Les jeunes et les « nouveaux Belges »
Dirk Vanderveken, expert en commerce de détail chez Shopperware, constate qu’Albert Heijn est parvenu à séduire un public spécifique. « Il s’agit d’une part d’un public jeune et, d’autre part, de ce que j’appelle les ‘nouveaux Belges’ », explique-t-il. « Ces deux groupes partagent un intérêt commun pour l’offre spécifique. »
Snoeck est d’accord. « Bien sûr, à l’époque, Albert Heijn s’est lancé dans une région où vivent également beaucoup de Hollandais », indique-t-il. « Mais ce qu’on constate aujourd’hui, c’est qu’Albert Heijn a trouvé une niche sur le marché belge où il ne fait pas obstacle à la concurrence. Il a réellement trouvé un client Albert Heijn belge. »
En particulier au début, Albert Heijn s’est surtout distingué avec ses promotions exceptionnelles et ses typiques « semaines de thésaurisation ». Un modèle qui a indubitablement nui à la concurrence, surtout au début. « Avec ces promotions exceptionnelles, la chaîne a certainement stimulé le modèle 1+1 gratuit en Belgique », déclare Van Ossel. « Cela concentre toute la pression sur les marges. Il est certain que Colruyt, qui se contentait jusqu’alors de s’aligner sur les promotions de ses concurrents avec ses prix rouges, a dû s’adapter. Mais cette approche a également fait souffrir d’autres magasins. »
Mais une approche aussi agressive avec des promotions exceptionnelles est-elle durable ? Snoeck hausse les épaules. « C’est l’essence du secteur », répond-t-il. « Ces promotions permettent d’attirer les clients dans les magasins, et ceux-ci achètent ensuite d’autres produits.

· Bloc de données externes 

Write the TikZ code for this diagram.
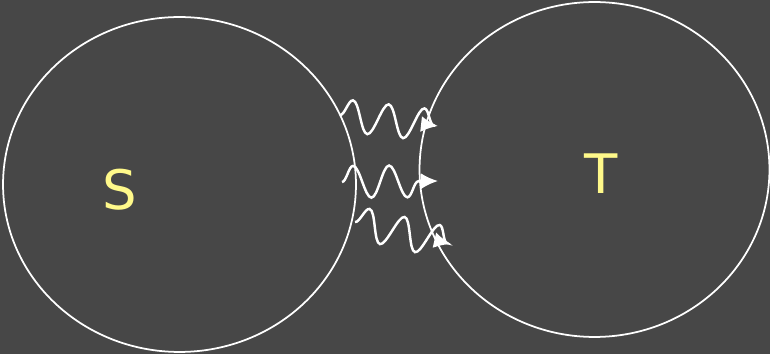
\documentclass[tikz,border=0pt]{standalone}
\usepackage{fontspec}
\setmainfont{DejaVu Sans}
\usetikzlibrary{arrows.meta,shapes.geometric,decorations.pathmorphing}
\definecolor{boardGray}{HTML}{474747}
\definecolor{chalkYellow}{HTML}{FFF98A}
\tikzset{
  setring/.style={
    ellipse,
    draw=white,
    line width=1pt,
    inner sep=0pt
  },
  setlabel/.style={
    text=chalkYellow,
    inner sep=0pt,
    font=\fontsize{31}{31}\selectfont
  },
  flowarrow/.style={
    draw=white,
    line width=1.4pt,
    -{Latex[length=3.4mm,width=3.2mm]},
    decorate,
    decoration={snake, segment length=7.2mm, amplitude=3.2mm, post length=0.5mm}
  }
}
\begin{document}
\begin{tikzpicture}[x=0.02cm,y=-0.02cm]
  \useasboundingbox (0,0) rectangle (770,354);
  \fill[boardGray] (0,0) rectangle (770,354);
  \node[setring,minimum width=7.06cm,minimum height=6.7cm] (sRing) at (179.5,184.5) {};
  \node[setring,minimum width=7.0cm,minimum height=6.7cm] (tRing) at (594.5,169.5) {};
  \node[setlabel] (sLabel) at (120,190) {S};
  \node[setlabel] (tLabel) at (601,174) {T};
  \coordinate (flowA) at (340,115);
  \coordinate (flowAend) at (438,126);
  \coordinate (flowB) at (342,182);
  \coordinate (flowBend) at (438,181);
  \coordinate (flowC) at (355,222);
  \coordinate (flowCend) at (451,244);
  \draw[flowarrow] (flowA) -- (flowAend);
  \draw[flowarrow] (flowB) -- (flowBend);
  \draw[flowarrow] (flowC) -- (flowCend);
\end{tikzpicture}
\end{document}
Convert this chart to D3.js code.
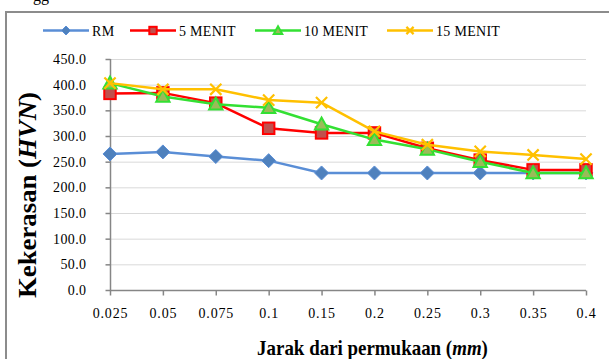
<!DOCTYPE html>
<html>
<head>
<meta charset="utf-8">
<script src="https://cdn.jsdelivr.net/npm/d3@7"></script>
<style>
html,body{margin:0;padding:0;background:#fff;overflow:hidden;}
svg{display:block;}
</style>
</head>
<body>
<svg id="chart" width="609" height="359"></svg>
<script>
const categories = ["0.025","0.05","0.075","0.1","0.15","0.2","0.25","0.3","0.35","0.4"];
const seriesNames = ["RM","5 MENIT","10 MENIT","15 MENIT"];
const rm      = [265, 269, 260, 252, 228, 228, 228, 228, 228, 228];
const menit5  = [383, 384, 364, 315, 306, 306, 276, 253, 234, 234];
const menit10 = [403, 377, 362, 355, 323, 293, 274, 250, 228, 228];
const menit15 = [403, 391, 391, 370, 365, 309, 283, 270, 263, 255];
const yTicks  = [0, 50, 100, 150, 200, 250, 300, 350, 400, 450];

const styles = [
  {line:"#5a8ed6", fill:"#4f81bd", stroke:"#5a8ed6", shape:"diamond"},
  {line:"#ff0000", fill:"#c0504d", stroke:"#ff0000", shape:"square"},
  {line:"#33e033", fill:"#9bbb59", stroke:"#33e033", shape:"triangle"},
  {line:"#ffc000", fill:"none",    stroke:"#ffc000", shape:"x"}
];
const allSeries = [rm, menit5, menit10, menit15];

const svg = d3.select("#chart");
const serif = "Liberation Serif";

// partial text of document above the chart
svg.append("text").attr("x", 33).attr("y", 1)
  .attr("font-family", serif).attr("font-size", 16).attr("fill", "#000").text("gg");

// chart frame
svg.append("rect").attr("x", 6).attr("y", 12).attr("width", 640).attr("height", 400)
  .attr("fill", "#fff").attr("stroke", "#8c8c8c").attr("stroke-width", 2);

const x = d3.scalePoint().domain(categories).range([110, 586]);
const y = d3.scaleLinear().domain([0, 450]).range([290, 59]);

// gridlines
svg.append("g").selectAll("line").data(yTicks.filter(d => d > 0)).join("line")
  .attr("x1", 110).attr("x2", 586)
  .attr("y1", d => y(d) + 0.5).attr("y2", d => y(d) + 0.5)
  .attr("stroke", "#d9d9d9").attr("stroke-width", 1);

// y axis
const yAxis = svg.append("g").attr("transform", "translate(110.5,0)")
  .call(d3.axisLeft(y).tickValues(yTicks).tickFormat(d3.format(".1f")).tickSize(5).tickPadding(19));
yAxis.select(".domain").attr("stroke", "#868686").attr("stroke-width", 1.5).attr("d", `M0,${y(450)}V${y(0)}`);
yAxis.selectAll(".tick line").attr("stroke", "#868686").attr("stroke-width", 1.5);
yAxis.selectAll(".tick text").attr("font-family", serif).attr("font-size", 14).attr("fill", "#000")
  .attr("letter-spacing", 0.4);

// x axis
const xAxis = svg.append("g").attr("transform", `translate(0,${y(0) + 0.5})`)
  .call(d3.axisBottom(x).tickSize(5).tickPadding(13));
xAxis.select(".domain").attr("stroke", "#868686").attr("stroke-width", 1.5).attr("d", `M110,0H586`);
xAxis.selectAll(".tick line").attr("stroke", "#868686").attr("stroke-width", 1.5);
xAxis.selectAll(".tick text").attr("font-family", serif).attr("font-size", 14).attr("fill", "#000")
  .attr("letter-spacing", 0.8);

function marker(sel, shape, st, s) {
  if (shape === "diamond") {
    sel.append("path").attr("d", `M0,${-s}L${s},0L0,${s}L${-s},0Z`)
      .attr("fill", st.fill).attr("stroke", st.stroke).attr("stroke-width", 1);
  } else if (shape === "square") {
    const h = s * 0.82;
    sel.append("rect").attr("x", -h).attr("y", -h).attr("width", 2*h).attr("height", 2*h)
      .attr("fill", st.fill).attr("stroke", st.stroke).attr("stroke-width", 2);
  } else if (shape === "triangle") {
    const h = s * 0.95;
    sel.append("path").attr("d", `M0,${-h}L${h},${h*0.8}L${-h},${h*0.8}Z`)
      .attr("fill", st.fill).attr("stroke", st.stroke).attr("stroke-width", 2);
  } else {
    const h = s * 0.8;
    sel.append("path").attr("d", `M${-h},${-h}L${h},${h}M${h},${-h}L${-h},${h}`)
      .attr("fill", "none").attr("stroke", st.stroke).attr("stroke-width", 2.2);
  }
}

const line = d3.line().x((d, i) => x(categories[i])).y(d => y(d));
allSeries.forEach((vals, si) => {
  const st = styles[si];
  const g = svg.append("g");
  g.append("path").datum(vals).attr("d", line)
    .attr("fill", "none").attr("stroke", st.line).attr("stroke-width", 2.5).attr("stroke-linejoin", "round");
  vals.forEach((v, i) => {
    const m = g.append("g").attr("transform", `translate(${x(categories[i])},${y(v)})`);
    marker(m, st.shape, st, 7);
  });
});

// legend
const legendX = [43, 130, 255, 387];
seriesNames.forEach((name, i) => {
  const st = styles[i];
  const g = svg.append("g").attr("transform", `translate(${legendX[i]},30.5)`);
  g.append("line").attr("x1", 0).attr("x2", 46).attr("stroke", st.line).attr("stroke-width", 2.5);
  const m = g.append("g").attr("transform", "translate(23,0)");
  marker(m, st.shape, st, 4.5);
  g.append("text").attr("x", 49).attr("y", 5).attr("font-family", serif).attr("font-size", 14)
    .attr("letter-spacing", 0.3).attr("fill", "#000").text(name);
});

// axis titles (horizontally fitted to the reference width)
function fitted(g, target) {
  const t = g.select("text");
  const w = t.node().getComputedTextLength();
  t.attr("transform", `scale(${target / w},1)`);
}
const xg = svg.append("g").attr("transform", "translate(372.5,355)");
const xt = xg.append("text").attr("text-anchor", "middle")
  .attr("font-family", serif).attr("font-weight", "bold").attr("font-size", 22).attr("fill", "#000");
xt.append("tspan").text("Jarak dari permukaan (");
xt.append("tspan").attr("font-style", "italic").text("mm");
xt.append("tspan").text(")");
fitted(xg, 231);

const yg = svg.append("g").attr("transform", "translate(36,195) rotate(-90)");
const yt = yg.append("text").attr("text-anchor", "middle")
  .attr("font-family", serif).attr("font-weight", "bold").attr("font-size", 25).attr("fill", "#000");
yt.append("tspan").text("Kekerasan (");
yt.append("tspan").attr("font-style", "italic").text("HVN");
yt.append("tspan").text(")");
fitted(yg, 206);
</script>
</body>
</html>
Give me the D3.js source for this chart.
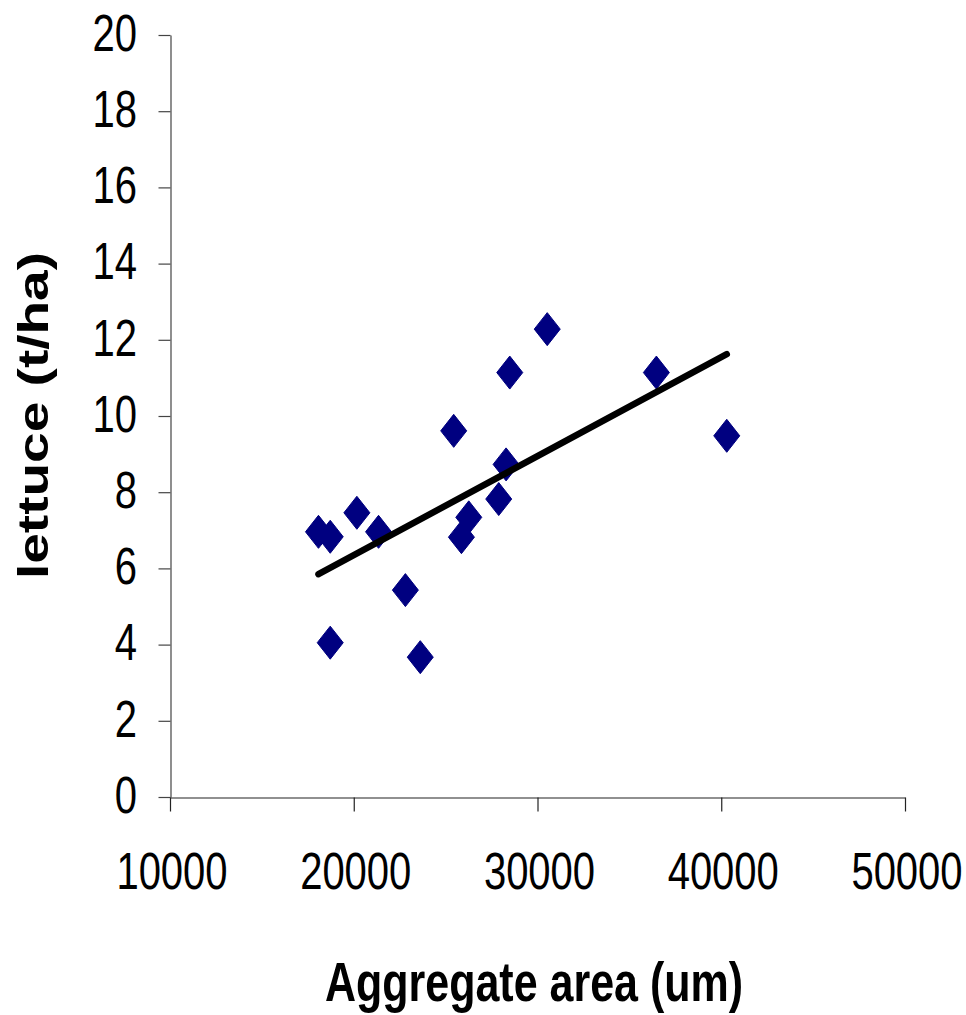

Van Ossel n’y voit pas non plus d’inconvénient. « Ces actions sont planifiées sur toute une année, en concertation avec les fournisseurs », explique-t-il. « Ce modèle existe depuis longtemps aux Pays-Bas et s’exporte aujourd’hui en Belgique. »
La Belgique francophone est « la prochaine frontière »
Les experts s’accordent indéniablement à dire que, ces dix dernières années, Albert Heijn a honorablement avancé sur le chemin de la réussite dans notre pays. Et ils sont également unanimes quant à l’avenir que réserve la prochaine décennie à l’entreprise. La Belgique francophone est « la prochaine frontière » pour la chaîne hollandaise.
Vanderveken propose l’analyse la plus sévère. « En ce qui me concerne, je ne comprends pas qu’Albert Hein n’opère pas encore en Wallonie », dit-il sans équivoque. « Oui, les défis logistiques sont réels, sans parler de la traduction des emballages et autres. Mais quand on pense au parcours de chaînes comme Kruidvat et Zeeman, qui ont franchi la frontière linguistique haut la main, cela ne devrait pas être une excuse. » Vanderveken jette un pavé dans la mare d’Ahold Delhaize. « Je me demande si cet attentisme n’a pas fait l’objet d’un accord interne, pour éviter qu’Albert Heijn ne porte un coup trop sévère à la marque sœur Delhaize. »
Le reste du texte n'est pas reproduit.